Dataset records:
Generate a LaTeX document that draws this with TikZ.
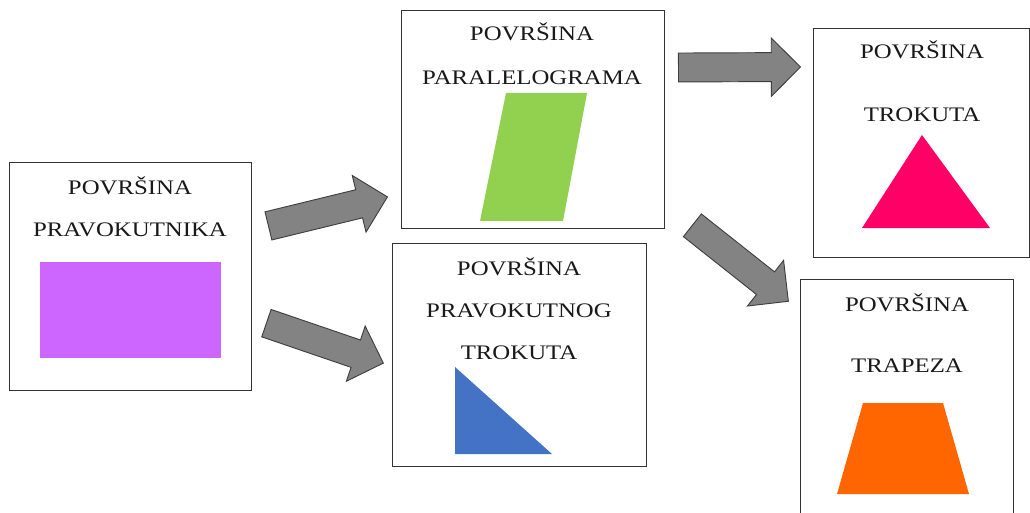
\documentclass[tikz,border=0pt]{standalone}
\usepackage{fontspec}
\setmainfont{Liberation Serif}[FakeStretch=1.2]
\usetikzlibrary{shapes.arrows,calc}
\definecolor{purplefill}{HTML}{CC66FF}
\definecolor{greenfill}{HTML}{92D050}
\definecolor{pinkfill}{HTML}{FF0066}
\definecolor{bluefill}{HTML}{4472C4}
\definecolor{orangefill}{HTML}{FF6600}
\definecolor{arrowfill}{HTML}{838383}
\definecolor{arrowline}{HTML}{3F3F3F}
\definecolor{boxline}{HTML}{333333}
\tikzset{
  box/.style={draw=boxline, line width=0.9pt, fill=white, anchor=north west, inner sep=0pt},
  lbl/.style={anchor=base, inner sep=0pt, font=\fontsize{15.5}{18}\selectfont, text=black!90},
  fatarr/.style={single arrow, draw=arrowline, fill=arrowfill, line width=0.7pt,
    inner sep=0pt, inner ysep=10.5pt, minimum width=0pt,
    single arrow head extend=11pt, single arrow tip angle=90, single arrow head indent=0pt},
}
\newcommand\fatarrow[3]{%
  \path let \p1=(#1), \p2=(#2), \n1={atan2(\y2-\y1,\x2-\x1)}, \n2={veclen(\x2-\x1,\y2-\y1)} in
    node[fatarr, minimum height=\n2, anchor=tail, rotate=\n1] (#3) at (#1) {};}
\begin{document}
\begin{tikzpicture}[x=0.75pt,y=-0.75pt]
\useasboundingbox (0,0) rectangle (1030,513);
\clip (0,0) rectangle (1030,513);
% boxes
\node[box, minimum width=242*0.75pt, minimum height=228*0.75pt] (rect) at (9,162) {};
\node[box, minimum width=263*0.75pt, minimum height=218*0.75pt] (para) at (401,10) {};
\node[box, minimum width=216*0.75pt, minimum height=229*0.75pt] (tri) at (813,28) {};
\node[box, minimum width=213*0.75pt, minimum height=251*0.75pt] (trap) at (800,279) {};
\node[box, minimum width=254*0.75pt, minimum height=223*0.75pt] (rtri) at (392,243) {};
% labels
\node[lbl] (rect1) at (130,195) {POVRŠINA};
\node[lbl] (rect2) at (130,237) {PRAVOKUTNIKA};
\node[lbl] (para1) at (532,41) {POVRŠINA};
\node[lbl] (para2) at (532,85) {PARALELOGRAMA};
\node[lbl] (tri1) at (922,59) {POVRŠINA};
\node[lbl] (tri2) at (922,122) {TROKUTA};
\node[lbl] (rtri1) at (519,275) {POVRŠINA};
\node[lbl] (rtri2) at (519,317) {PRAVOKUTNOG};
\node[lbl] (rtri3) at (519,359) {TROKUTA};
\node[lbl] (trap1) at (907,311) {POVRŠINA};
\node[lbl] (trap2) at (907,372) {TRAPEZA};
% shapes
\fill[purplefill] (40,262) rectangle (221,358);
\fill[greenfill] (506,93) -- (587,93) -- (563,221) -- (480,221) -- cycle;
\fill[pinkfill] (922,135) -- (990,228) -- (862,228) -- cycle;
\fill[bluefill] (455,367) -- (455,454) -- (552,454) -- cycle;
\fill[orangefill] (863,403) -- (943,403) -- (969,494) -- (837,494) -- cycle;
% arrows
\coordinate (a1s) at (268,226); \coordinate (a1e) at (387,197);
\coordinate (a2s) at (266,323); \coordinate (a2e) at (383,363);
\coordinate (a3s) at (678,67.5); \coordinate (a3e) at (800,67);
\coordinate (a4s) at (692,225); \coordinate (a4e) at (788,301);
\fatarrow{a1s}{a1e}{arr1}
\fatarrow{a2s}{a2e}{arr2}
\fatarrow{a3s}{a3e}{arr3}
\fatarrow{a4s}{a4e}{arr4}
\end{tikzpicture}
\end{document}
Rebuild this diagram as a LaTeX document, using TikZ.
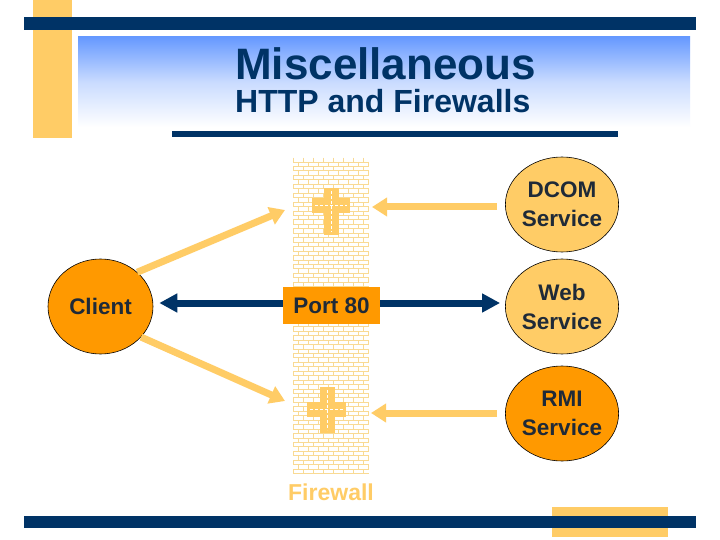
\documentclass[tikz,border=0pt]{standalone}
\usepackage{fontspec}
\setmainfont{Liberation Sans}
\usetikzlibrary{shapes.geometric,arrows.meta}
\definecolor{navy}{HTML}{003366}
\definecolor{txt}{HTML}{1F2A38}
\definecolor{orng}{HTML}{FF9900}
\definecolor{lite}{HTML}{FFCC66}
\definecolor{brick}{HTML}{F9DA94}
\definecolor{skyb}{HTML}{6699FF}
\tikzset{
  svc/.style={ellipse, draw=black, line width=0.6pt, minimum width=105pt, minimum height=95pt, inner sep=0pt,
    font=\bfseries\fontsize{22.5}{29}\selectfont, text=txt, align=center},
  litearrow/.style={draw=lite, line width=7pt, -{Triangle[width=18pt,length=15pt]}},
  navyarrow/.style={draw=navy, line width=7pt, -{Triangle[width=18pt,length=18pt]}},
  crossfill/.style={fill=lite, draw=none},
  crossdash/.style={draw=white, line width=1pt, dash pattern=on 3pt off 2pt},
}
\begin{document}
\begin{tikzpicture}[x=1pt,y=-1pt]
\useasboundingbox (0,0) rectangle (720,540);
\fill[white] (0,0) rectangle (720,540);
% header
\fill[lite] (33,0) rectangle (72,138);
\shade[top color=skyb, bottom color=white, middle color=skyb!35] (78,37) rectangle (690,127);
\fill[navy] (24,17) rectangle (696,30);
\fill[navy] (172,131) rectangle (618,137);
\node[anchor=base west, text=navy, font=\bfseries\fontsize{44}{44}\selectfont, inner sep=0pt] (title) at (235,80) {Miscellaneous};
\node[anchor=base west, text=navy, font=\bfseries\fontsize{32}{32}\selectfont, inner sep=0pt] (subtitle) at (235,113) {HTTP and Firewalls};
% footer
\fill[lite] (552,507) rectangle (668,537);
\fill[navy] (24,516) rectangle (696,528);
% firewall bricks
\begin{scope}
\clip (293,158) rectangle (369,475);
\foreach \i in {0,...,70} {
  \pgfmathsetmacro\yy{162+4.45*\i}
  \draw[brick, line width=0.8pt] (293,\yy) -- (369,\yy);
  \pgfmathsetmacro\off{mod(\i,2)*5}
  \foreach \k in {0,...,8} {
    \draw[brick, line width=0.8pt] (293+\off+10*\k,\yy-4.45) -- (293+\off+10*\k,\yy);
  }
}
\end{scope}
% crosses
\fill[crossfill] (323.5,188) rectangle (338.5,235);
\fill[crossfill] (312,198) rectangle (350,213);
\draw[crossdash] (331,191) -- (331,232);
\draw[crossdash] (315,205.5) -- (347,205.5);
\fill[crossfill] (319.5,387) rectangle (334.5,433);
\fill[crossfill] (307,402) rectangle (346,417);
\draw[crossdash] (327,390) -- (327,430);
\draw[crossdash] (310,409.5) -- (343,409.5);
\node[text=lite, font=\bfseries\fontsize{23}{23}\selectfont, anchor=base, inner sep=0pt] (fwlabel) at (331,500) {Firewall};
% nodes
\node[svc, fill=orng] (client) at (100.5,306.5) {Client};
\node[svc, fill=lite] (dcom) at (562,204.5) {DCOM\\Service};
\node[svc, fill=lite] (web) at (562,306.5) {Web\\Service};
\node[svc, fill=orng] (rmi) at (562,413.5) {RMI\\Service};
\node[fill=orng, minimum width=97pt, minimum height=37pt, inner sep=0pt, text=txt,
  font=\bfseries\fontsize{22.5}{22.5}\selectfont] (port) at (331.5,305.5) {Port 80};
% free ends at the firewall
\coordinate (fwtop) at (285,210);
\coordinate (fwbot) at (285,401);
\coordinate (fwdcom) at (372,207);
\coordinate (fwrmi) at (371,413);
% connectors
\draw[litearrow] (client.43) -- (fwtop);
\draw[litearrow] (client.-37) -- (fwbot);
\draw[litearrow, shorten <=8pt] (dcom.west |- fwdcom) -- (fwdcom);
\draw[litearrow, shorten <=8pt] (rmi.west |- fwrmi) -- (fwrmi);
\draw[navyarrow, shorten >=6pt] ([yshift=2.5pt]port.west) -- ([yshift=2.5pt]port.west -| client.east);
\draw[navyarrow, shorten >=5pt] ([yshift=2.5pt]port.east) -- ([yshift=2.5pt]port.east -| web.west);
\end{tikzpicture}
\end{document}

* **What to work on**
Among the lines of the material, find those that hold the word "this" and copy them.

* **Completed exercise**
Generate a LaTeX document that draws this with TikZ.
Rebuild this diagram as a LaTeX document, using TikZ.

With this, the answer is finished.